Prof. Christa Liedtke: Sie zeigt etwa eindrücklich die Vernetzung unserer gesellschaftlichen Systeme über verschiedene Ebenen der Governance hinweg.  Kommunalpolitik, Landespolitik, Bundespolitik, EU-Politik – sie alle müssen sich abstimmen, um die Folgen der Krise zu bewältigen – und dabei ihre jeweiligen Stärken zum Tragen bringen. Die gegenseitigen Wechselwirkungen und Abhängigkeiten der Akteure scheinen nun in besonderem Maße auf. Und gleichzeitig wird deutlich: Wie verletzlich einerseits die Abhängigkeiten machen – und andererseits wie viel in wie wenig Zeit gemeinsam bewegt und bewältigt werden kann. Diese Erfahrung sollte genutzt werden, damit die unterschiedlichen Akteure stärker miteinander auch zu Produktions- und Konsummustern in den Austausch kommen und sie in Richtung Nachhaltigkeit und Resilienz weiterentwickeln.

Gibt es für dieses Beispiel auf bestimmten Ebenen besonderen Stärkungsbedarf?

Liedtke: Einen besonderen Stärkungsbedarf sehe ich bei den Governancestrukturen in den Kommunen und Quartieren. Sie sind der Ort des Geschehens: Dort entsteht der konkrete Konsum-Bedarf und, grundsätzlich, auch nachhaltige Lösungsansätze dafür. Dort kann man am besten über ihn reflektieren und über die Frage, wie er nachhaltig gedeckt werden kann.

Vor Ort sollte also der direkte Kontakt von Bürger*innen intensiviert werden mit Unternehmern und Politikern, also Akteuren, die übergreifend soziale und infrastrukturelle Innovationen entwickeln, umsetzen und steuern – etwa in Sachen Mobilität, Ernährung und Wohnen.

Über einen solchen Austausch vor Ort hinaus – wo und wie gilt es noch, nachhaltig systemisches Denken und Handeln in politischen Strukturen und Prozessen weiterentwickeln?

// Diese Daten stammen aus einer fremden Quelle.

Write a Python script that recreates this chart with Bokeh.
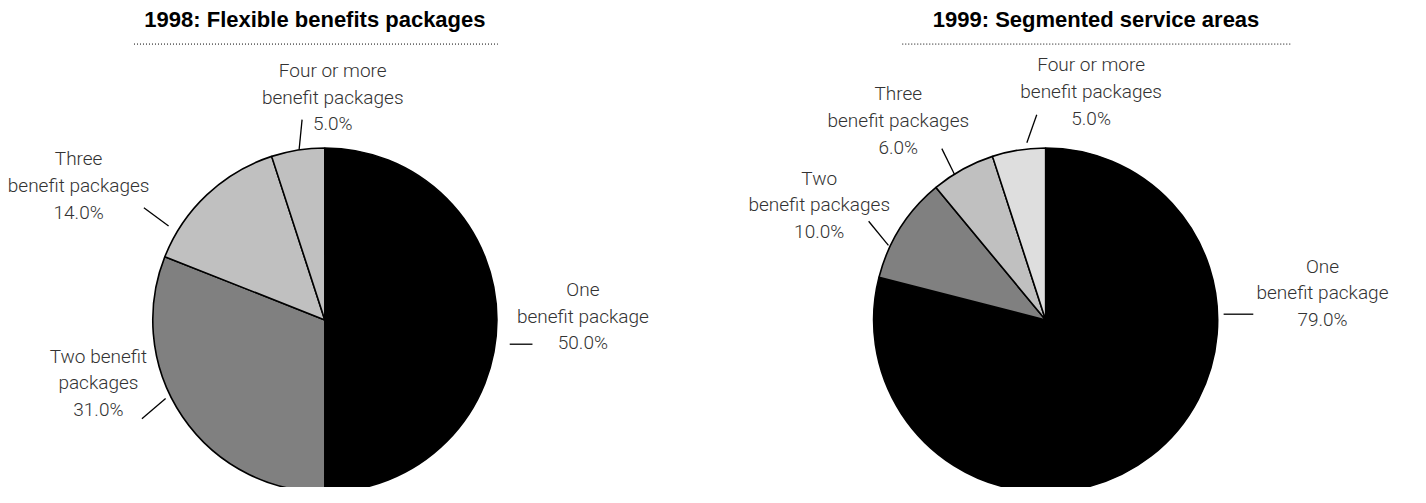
import numpy as np
from bokeh.plotting import figure
from bokeh.models import Range1d, ColumnDataSource
from bokeh.core.properties import value
from bokeh.embed import file_html
from bokeh.resources import INLINE

# ---------------- data ----------------
categories = ["One", "Two", "Three", "Four or more"]
values_1998 = [50.0, 31.0, 14.0, 5.0]
values_1999 = [79.0, 10.0, 6.0, 5.0]
labels_1998 = ["One\nbenefit package", "Two benefit\npackages",
               "Three\nbenefit packages", "Four or more\nbenefit packages"]
labels_1999 = ["One\nbenefit package", "Two\nbenefit packages",
               "Three\nbenefit packages", "Four or more\nbenefit packages"]
titles = ["1998: Flexible benefits packages", "1999: Segmented service areas"]

# ---------------- styles / layout ----------------
colors_1998 = ["#000000", "#808080", "#c0c0c0", "#c0c0c0"]
colors_1999 = ["#000000", "#808080", "#c0c0c0", "#dedede"]
LABEL_FONT = "Roboto Light, Liberation Sans Narrow, Roboto, sans-serif"
TITLE_FONT = "Liberation Sans, Arial, sans-serif"
W, H = 1426, 503
def Y(y):
    return H - y

W_FIG, H_FIG = 1410, 487
p = figure(width=W_FIG, height=H_FIG, output_backend="svg", toolbar_location=None,
           x_range=Range1d(0, W), y_range=Range1d(0, H),
           min_border=0, outline_line_color=None)
p.axis.visible = False
p.grid.visible = False

pies = [
    dict(cx=328, cy=330, r=174, vals=values_1998, cols=colors_1998, labels=labels_1998,
         title=titles[0], title_x=318, rule=(135, 503),
         anchors=[(589, 326), (99, 395), (79, 191), (336, 100)],
         leaders=[((515, 355), (538, 355)), ((143, 432), (167, 411)),
                  ((145, 214), (170, 233)), ((305, 123), (302, 154))]),
    dict(cx=1057, cy=330, r=174, vals=values_1999, cols=colors_1999, labels=labels_1999,
         title=titles[1], title_x=1108, rule=(912, 1305),
         anchors=[(1337, 302), (828, 211), (908, 124), (1103, 94)],
         leaders=[((1237, 324), (1267, 324)), ((878, 228), (898, 253)),
                  ((952, 153), (965, 180)), ((1048, 118), (1038, 147))]),
]

LINE_STEP = 27.5

for pie in pies:
    vals = np.array(pie["vals"], dtype=float)
    frac = vals / vals.sum()
    cum = np.concatenate([[0.0], np.cumsum(frac)])
    start = np.pi / 2 - cum[:-1] * 2 * np.pi
    end = np.pi / 2 - cum[1:] * 2 * np.pi
    src = ColumnDataSource(dict(x=[pie["cx"]] * len(vals), y=[Y(pie["cy"])] * len(vals),
                                start=start, end=end, color=pie["cols"]))
    p.wedge(x="x", y="y", radius=pie["r"], start_angle="start", end_angle="end",
            direction="clock", fill_color="color", line_color="black", line_width=1.6,
            source=src)

    # labels
    tx, ty, tt = [], [], []
    for lab, v, (ax, ay) in zip(pie["labels"], pie["vals"], pie["anchors"]):
        lines = lab.split("\n") + [f"{v:.1f}%"]
        n = len(lines)
        for i, ln in enumerate(lines):
            tx.append(ax)
            ty.append(Y(ay + (i - (n - 1) / 2) * LINE_STEP))
            tt.append(ln)
    p.text(x=tx, y=ty, text=tt, text_font=value(LABEL_FONT), text_font_size="19px",
           text_color="#333333", text_align="center", text_baseline="middle")

    # leader lines
    xs = [[a[0], b[0]] for a, b in pie["leaders"]]
    ys = [[Y(a[1]), Y(b[1])] for a, b in pie["leaders"]]
    p.multi_line(xs=xs, ys=ys, line_color="black", line_width=1.3)

    # title and dotted rule
    p.text(x=[pie["title_x"]], y=[Y(20)], text=[pie["title"]], text_font=value(TITLE_FONT),
           text_font_size="22px", text_font_style="bold", text_color="black",
           text_align="center", text_baseline="middle")
    p.line(x=list(pie["rule"]), y=[Y(45), Y(45)], line_color="black", line_width=1,
           line_dash="1 2")

open("out.html", "w").write(file_html(p, INLINE))
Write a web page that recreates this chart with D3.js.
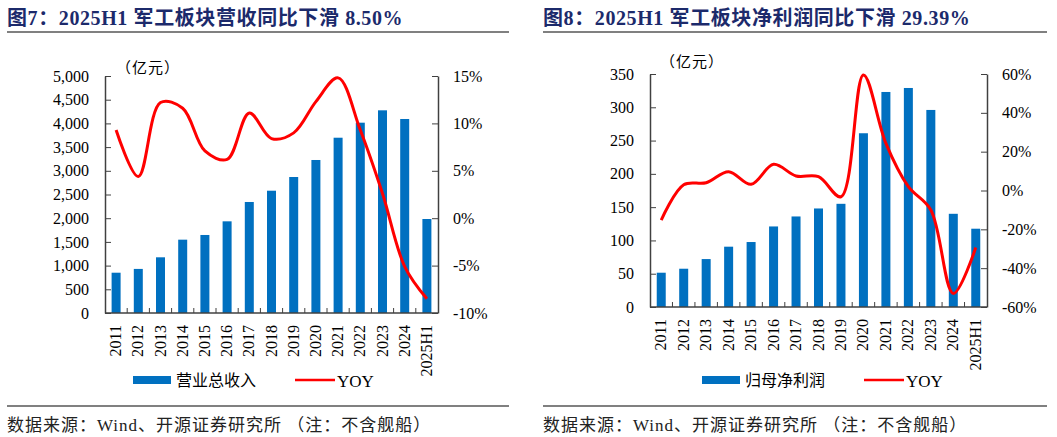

Liedtke: Ein Instrument, das bereits genau diesen Anspruch ausdrücklich hat, ist die Deutsche Nachhaltigkeitsstrategie (DNS) – sie sollte nun noch weitaus stärker als Krisenbewältigungs- und Zukunftsprogramm strategisch ambitioniert ausgebaut werden.

Dazu gehören Impulse für einen resilienzorientierten nachhaltigen Gesellschafts- und Wirtschaftsrahmen, der die politischen Aktivitäten und Strategien unter dem Dach der DNS sowie der Agenda 2030 der UN mit ihren Sustainable Development Goals (SDGs) zusammenfasst. In diesem Rahmen sollten genau an den Stellen kritische und teils konfliktbeladene politische Auseinandersetzungen ausgetragen und integriert werden, wo bisherige Implementierungsarbeit noch nicht transformativ wirken konnte.

Die SDGs und die DNS sind für mich ein Gesellschaftsvertrag, der die Zukunft unserer Gesellschaften, lokal bis global, menschengerecht, wirtschaftlich und ökologisch gestalten und tragen sollte. Corona-Krise, Klimawandel und auch viele soziale Verwerfungen fordern in unserer Gesellschaft dazu auf, die DNS mit Blick auf Vorsorge und Resilienz zu einem wirkungsvolleren „Natur-Gesellschaftsvertrag“ fortzuentwickeln.

Sehen sie auch auf der Ebene des Individuums Bedarf stärker nachhaltig systemisch zu denken und zu handeln?

Liedtke: Definitiv. Ein gutes Leben basiert grundlegend auf Gesundheit, aber auch auf vielen unterschiedlichen und wechselwirkenden Faktoren wie die Erfahrung von Selbstwirksamkeit, Wertschätzung und Anerkennung sowie Entfaltungsmöglichkeiten in sicheren sozialen Netzwerken. Ob unser Immunsystem gestärkt ist oder nicht, hängt stark von den jeweiligen Lebensbedingungen und der psychischen Verfassung ab. Die SDG adressieren den Menschen im Mensch sein – dies ist eine zentrale politische Aufgabe, „human well-being“ als Haltung und politische Zielsetzung. Insbesondere hier ist die DNS noch nicht hinreichend ambitioniert und sollte sich durch eine deutliche Stärkung diesbezüglich zum zentralen Bestandteil der Corona-Bewältigung fortentwickeln.